A Dark Matter
416 pp. Doubleday. $26.95
Pub. Date: 2/9/2010
Reviewed by Paul Stotts
Award-winning horror author Peter Straub examines the metaphysical nature of evil in his uncompromising and genre-transcending novel, A Dark Matter.
The year is 1966 and charismatic guru Spencer Mallon has converted a small group of teenagers into devoted followers. One night, the group performs a secret ritual that goes terribly wrong, resulting in an inexplicable and mind-shattering terror and one member brutally dismembered.
Decades later, Lee Harwell decides to interview members of the group, many of them Lee’s old high school friends, about that fateful night. Each provides their own unique perspective about the day’s events including someone very close to Lee—his wife.

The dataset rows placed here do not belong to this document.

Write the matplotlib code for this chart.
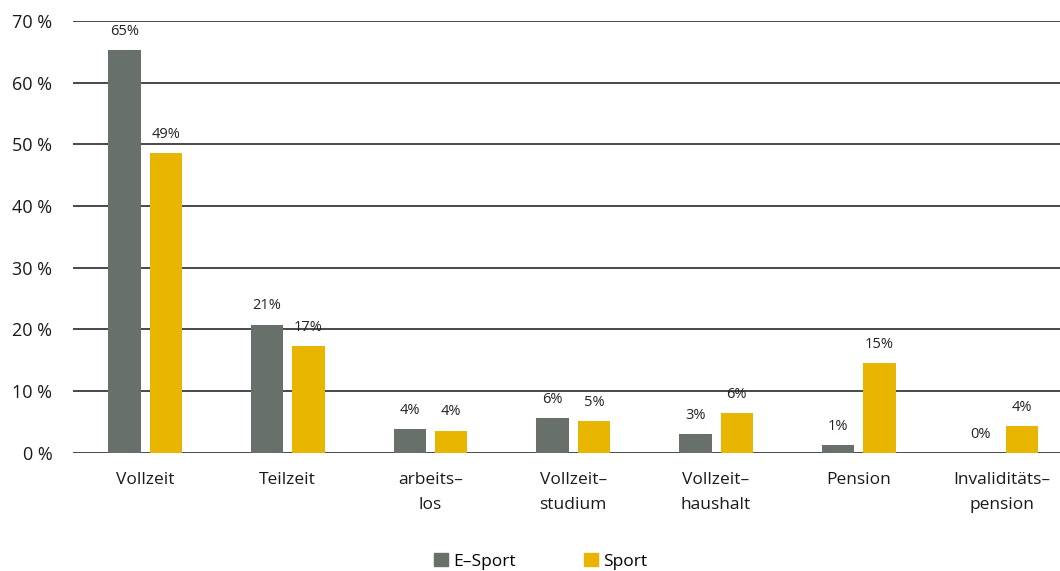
import matplotlib.pyplot as plt
from matplotlib.patches import Patch
import numpy as np

plt.rcParams['font.family'] = ['Open Sans', 'DejaVu Sans']

categories = ['Vollzeit', 'Teilzeit', 'arbeits–\nlos', 'Vollzeit–\nstudium',
              'Vollzeit–\nhaushalt', 'Pension', 'Invaliditäts–\npension']
esport = [65.3, 20.8, 3.8, 5.7, 3.1, 1.3, 0.0]
sport = [48.6, 17.3, 3.6, 5.2, 6.4, 14.6, 4.3]
series_names = ['E–Sport', 'Sport']
yticks = [0, 10, 20, 30, 40, 50, 60, 70]

c_esport = '#67716a'
c_sport = '#e8b500'

fig = plt.figure(figsize=(10.6, 5.71), dpi=100)
ax = fig.add_axes([0.069, 0.207, 0.931, 0.756])

x = np.arange(len(categories))
w = 0.227
off = 0.145

ax.set_axisbelow(True)
for t in yticks:
    ax.axhline(t, color='#3a3a3a', lw=1.3, zorder=0)

b1 = ax.bar(x - off, esport, w, color=c_esport, zorder=2)
b2 = ax.bar(x + off, sport, w, color=c_sport, zorder=2)

for bars, vals in ((b1, esport), (b2, sport)):
    for b, v in zip(bars, vals):
        ax.annotate(f'{v:.0f}%', (b.get_x() + b.get_width() / 2, v),
                    xytext=(0, 8), textcoords='offset points',
                    ha='center', va='bottom', fontsize=10.5, color='#222222')

ax.set_xlim(-0.504, 6.41)
ax.set_ylim(0, 70)
ax.set_yticks(yticks)
ax.set_yticklabels([f'{t} %' for t in yticks], fontsize=13, color='#1a1a1a')
ax.set_xticks(x)
ax.set_xticklabels(categories, fontsize=12.5, color='#1a1a1a', linespacing=1.75)
ax.tick_params(axis='y', length=0, pad=15)
ax.tick_params(axis='x', length=0, pad=14)
for s in ax.spines.values():
    s.set_visible(False)

handles = [Patch(color=c_esport, label=series_names[0]),
           Patch(color=c_sport, label=series_names[1])]
fig.legend(handles=handles, loc='center', bbox_to_anchor=(0.51, 0.017),
           ncol=2, frameon=False, fontsize=12.5, handlelength=0.8,
           handleheight=0.8, handletextpad=0.3, columnspacing=3.9)

fig.savefig('out.png', dpi=100)
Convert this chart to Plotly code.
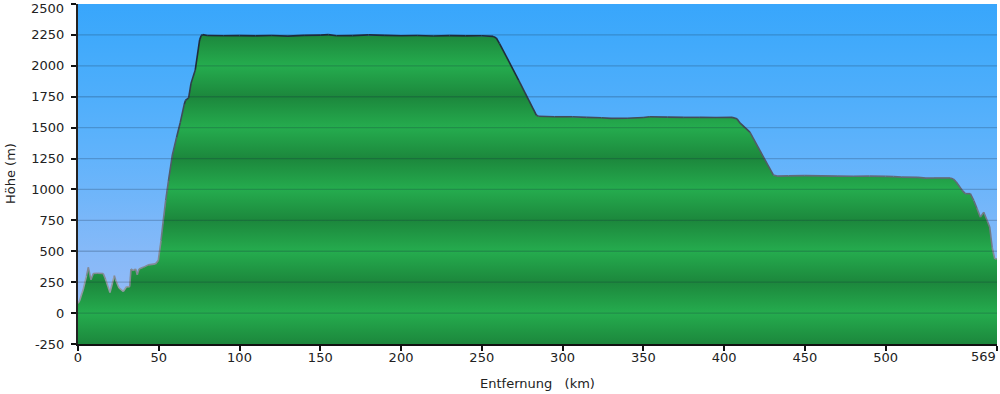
import plotly.graph_objects as go

# ---- data ----
km = [0, 1, 3.3, 5.3, 6.4, 8, 9.5, 12, 15.6, 17, 19.8, 22.5, 23.3, 25.4, 28, 30, 32, 32.8, 34.2,
      35.7, 36.7, 37.8, 40.4, 43.5, 48, 49.7, 51.4, 52.8, 54.3, 56, 58.4, 61, 63.3, 65.8, 66.5,
      68.5, 70, 72.6, 75.3, 76.3, 77.2, 80, 90, 100, 110, 120, 130, 140, 150, 155, 160, 170,
      180, 190, 200, 210, 220, 230, 240, 250, 257, 259, 261, 272.8, 283.8, 285, 295, 306, 315,
      324, 330, 340, 350, 354, 365, 375, 385, 395, 405, 408, 410, 416, 430.5, 432.8, 440, 450,
      460, 470, 480, 490, 500, 505, 510, 520, 525, 530, 540, 542, 543.8, 547.4, 549.4, 552.5,
      554.6, 556.5, 558.7, 560.8, 562.9, 564.5, 566, 567.6, 569]
elev = [80, 100, 195, 303, 370, 270, 320, 322, 320, 275, 167, 303, 268, 203, 175, 213, 213, 357,
        343, 357, 310, 357, 370, 390, 398, 425, 587, 750, 912, 1070, 1278, 1420, 1540, 1690, 1720,
        1740, 1860, 1967, 2210, 2245, 2252, 2245, 2243, 2244, 2242, 2245, 2240, 2246, 2248, 2252,
        2243, 2244, 2250, 2246, 2243, 2245, 2241, 2244, 2242, 2243, 2238, 2225, 2180, 1885, 1602,
        1592, 1588, 1588, 1583, 1580, 1575, 1576, 1582, 1588, 1585, 1583, 1583, 1582, 1583, 1572,
        1536, 1463, 1117, 1108, 1110, 1112, 1110, 1108, 1107, 1108, 1106, 1104, 1100, 1098, 1092,
        1093, 1093, 1085, 1060, 993, 966, 966, 911, 850, 776, 816, 749, 695, 532, 438, 440]

x_ticks = [0, 50, 100, 150, 200, 250, 300, 350, 400, 450, 500, 569]
y_ticks = [-250, 0, 250, 500, 750, 1000, 1250, 1500, 1750, 2000, 2250, 2500]
x_range = [0, 569]
y_range = [-250, 2500]
x_title = "Entfernung\u00a0\u00a0\u00a0(km)"
y_title = "Höhe (m)"

# ---- styling ----
Y0, Y1 = y_range
X0, X1 = x_range
span = Y1 - Y0

def frac(v):
    return (v - Y0) / span

sky_stops = [(-250, "#98BEF8"), (0, "#94BCF8"), (250, "#8EBAF8"), (500, "#85B9F8"),
             (750, "#7AB7F9"), (1000, "#6DB5FA"), (1250, "#62B3FB"), (1500, "#58B1FB"),
             (1750, "#4FAEFB"), (2000, "#47ACFB"), (2250, "#3FA9FB"), (2500, "#38A6FC")]
sky_scale = [[frac(v), c] for v, c in sky_stops]

LIGHT, DARK = "#25AC4E", "#1C873C"
grass_scale = []
for v in y_ticks:
    grass_scale.append([frac(v), LIGHT if (v % 500 == 0) else DARK])

fig = go.Figure()

# base line for the sky fill
fig.add_trace(go.Scatter(x=x_range, y=[Y0, Y0], mode="lines", line=dict(width=0),
                         hoverinfo="skip", showlegend=False))
fig.add_trace(go.Scatter(x=x_range, y=[Y1, Y1], mode="lines", line=dict(width=0),
                         fill="tonexty",
                         fillgradient=dict(type="vertical", colorscale=sky_scale,
                                           start=Y0, stop=Y1),
                         hoverinfo="skip", showlegend=False))
# base line for the terrain fill
fig.add_trace(go.Scatter(x=x_range, y=[Y0, Y0], mode="lines", line=dict(width=0),
                         hoverinfo="skip", showlegend=False))
fig.add_trace(go.Scatter(x=km, y=elev, mode="lines", line=dict(width=0),
                         fill="tonexty",
                         fillgradient=dict(type="vertical", colorscale=grass_scale,
                                           start=Y0, stop=Y1),
                         hoverinfo="skip", showlegend=False))

# grid lines above the fills
for v in y_ticks[1:-1]:
    fig.add_shape(type="line", xref="x", yref="y", x0=X0, x1=X1, y0=v, y1=v,
                  line=dict(color="rgba(20,35,60,0.22)", width=1.3), layer="above")

# outline coloured by height (light grey low, dark navy high)
low_c = (156, 162, 172)
high_c = (24, 36, 52)
nb = 8
bins = [dict(x=[], y=[]) for _ in range(nb)]
for i in range(len(km) - 1):
    m = (elev[i] + elev[i + 1]) / 2
    t = max(0.0, min(1.0, m / 2250))
    b = min(nb - 1, int(t * nb))
    bins[b]["x"] += [km[i], km[i + 1], None]
    bins[b]["y"] += [elev[i], elev[i + 1], None]
for b in range(nb):
    if not bins[b]["x"]:
        continue
    t = (b + 0.5) / nb
    c = tuple(int(low_c[k] + (high_c[k] - low_c[k]) * t) for k in range(3))
    fig.add_trace(go.Scatter(x=bins[b]["x"], y=bins[b]["y"], mode="lines",
                             line=dict(color="rgb(%d,%d,%d)" % c, width=1.6),
                             hoverinfo="skip", showlegend=False))

font = dict(family="DejaVu Sans, Verdana, sans-serif", size=13, color="#222222")

# edge tick labels are placed as annotations so they stay inside the page
x_text = [str(v) if v != X1 else "" for v in x_ticks]
y_text = [str(v) if v != Y1 else "" for v in y_ticks]

fig.update_layout(
    width=1000, height=394,
    margin=dict(l=78, r=3, t=4, b=50),
    paper_bgcolor="white", plot_bgcolor="white",
    font=font,
    showlegend=False,
    annotations=[
        dict(text=x_title, xref="paper", yref="paper", x=0.5, y=0, yshift=-39,
             xanchor="center", yanchor="middle", showarrow=False, font=font),
        dict(text=y_title, xref="paper", yref="paper", x=0, y=0.5, xshift=-68,
             xanchor="center", yanchor="middle", textangle=-90, showarrow=False, font=font),
        dict(text=str(X1), xref="x", yref="y", x=X1, y=Y0, yshift=-12, xshift=1,
             xanchor="right", yanchor="middle", showarrow=False, font=font),
        dict(text=str(Y1), xref="paper", yref="y", x=0, y=Y1, xshift=-12, yshift=-4,
             xanchor="right", yanchor="middle", showarrow=False, font=font),
    ],
)
fig.update_xaxes(range=x_range, tickvals=x_ticks, ticktext=x_text,
                 showgrid=False, zeroline=False, showline=True, linecolor="#111111",
                 linewidth=2, ticks="outside", ticklen=5, tickwidth=2, tickcolor="#111111",
                 ticklabelstandoff=-5,
                 automargin=False, ticklabeloverflow="allow", layer="above traces")
fig.update_yaxes(range=y_range, tickvals=y_ticks, ticktext=y_text,
                 showgrid=False, zeroline=False, showline=True, linecolor="#222222",
                 linewidth=2, ticks="outside", ticklen=5, tickwidth=2, tickcolor="#111111",
                 ticklabelstandoff=4,
                 automargin=False, ticklabeloverflow="allow", layer="above traces")

fig.write_html("out.html", config={"displayModeBar": False},
               post_script="document.body.style.margin='0';")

Intelligently written, provocative and philosophical, A Dark Matter speculates on profound issues like the nature of evil, destiny, narrative and love; each character’s unique perspective of the fateful event acting like the Socratic Method, revealing the truth piece by piece. But this is not truth that is uncovered rationally.
A Dark Matter embraces a more postmodern deconstructionist stance, doubtful of reason as the key to enlightenment on these thorny issues, doubtful of reason as an explaining force. Some ideas just cannot be explained rationally, or as Straub points out, some ideas like the duality of evil have been misunderstood by taking a rational approach to them.
The characterization in the novel is highly clinical and introspective, making the characters often feel sterile and like intellectual constructs. Personalities suffer, seemingly not fully realized, so becoming engaged with the characters is difficult.
Less a horror novel and more of a psychological literary examination, A Dark Matter is intensely speculative and intellectually rewarding. An undeniably fine read from a literary master at the top of his game.